What do we mean by data?

Statistical Information

Statistical information can be described as the added value arising from the interpretation of statistics or data. This information will often be in the form of some sort of analysis, such an article in Health Reports.

Statistics

Statistics are the numeric facts and figures which have been created from the data. They have been processed and are ready for use, but do not have the same kind of analysis behind them as statistical information does. These can take the form of e-publications, e-tables or databases. These statistics may be:

Produced by users with the help of databases and programs (such as CANSIM or Beyond 20/20) to organise the data based on their own needs. Users can define the level of geography, characteristics of the population, etc. and create a customised view of the data.

Produced by Statistics Canada to answer the most frequently posed questions by their users. These are known as e-tables. They are static in nature which results in no customization by the users.

Produced as a by-product of a user's research. We tend to see these in analysis bulletins, reports, and other e-publications produced by Statistics Canada. These tables are static.

Data

Data are numeric files created and organized for processing and analysis. There are two types of data – aggregate and microdata. Aggregate data and microdata offer the user more control over the variables offered for analysis.

Aggregate data

Aggregate data are statistical summaries organized in a specific data file structure which permits further computer analysis (that is, data processing). Aggregate data are produced to provide access to data that cannot be released as microdata, such as the surveys based on the Business Registry in Statistics Canada, and to organize statistics into data tables.

Microdata

Microdata consist of the data directly observed or collected from a specific unit of observation. That is, a microdata file contains organized raw data wherein the lines represent a specific unit of measure (usually an individual, household or family) and the information about the lines are the values of variables.
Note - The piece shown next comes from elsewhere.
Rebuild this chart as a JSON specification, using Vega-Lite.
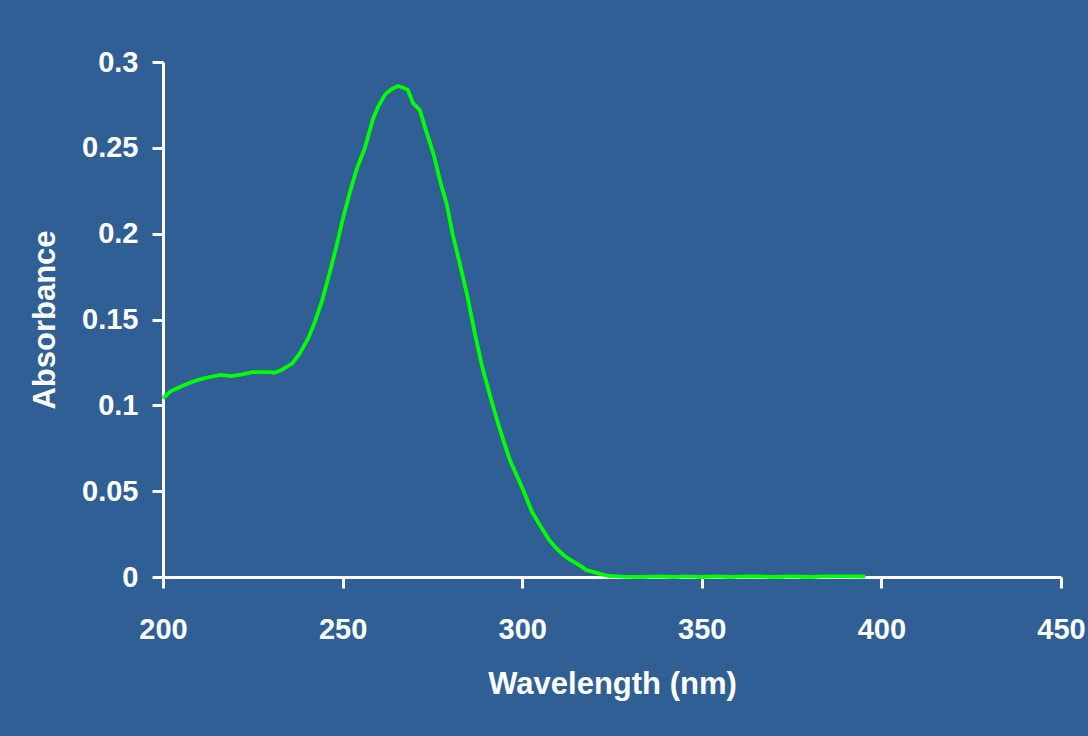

When Statistics Canada conducts a survey, it collects information from each unit of observation (e.g., individual, household, etc.). It processes these answers by coding them using a specific number to identify the respondent's answer. For example, Statistics Canada often uses a "1" to represent males and a "2" to represent females. The microdata file is created by coding and electronically recording each survey respondent's responses to all relevant questions.

A microdata file consists of rows of numbers and letters– each row represents the respondent's responses to the questionnaire. It also consists of one logical record per respondent, where the logical record includes all responses made by a single respondent to the questionnaire. Each logical record will consist of one or more physical records (lines of data) - typically, Statistics Canada files use one physical record to describe one logical record. Since the variables are coded (rather than readable as text), the metadata must be used to describe the data file. These numbers are not revealing in themselves and therefore require metadata to help in their interpretation.

It is important to note that certain information collected in the questionnaire is not available in the data file because Statistics Canada places the utmost importance on protecting the anonymity of respondents and the confidentiality of its data (for example, the respondent's name and exact address are never included in the microdata file).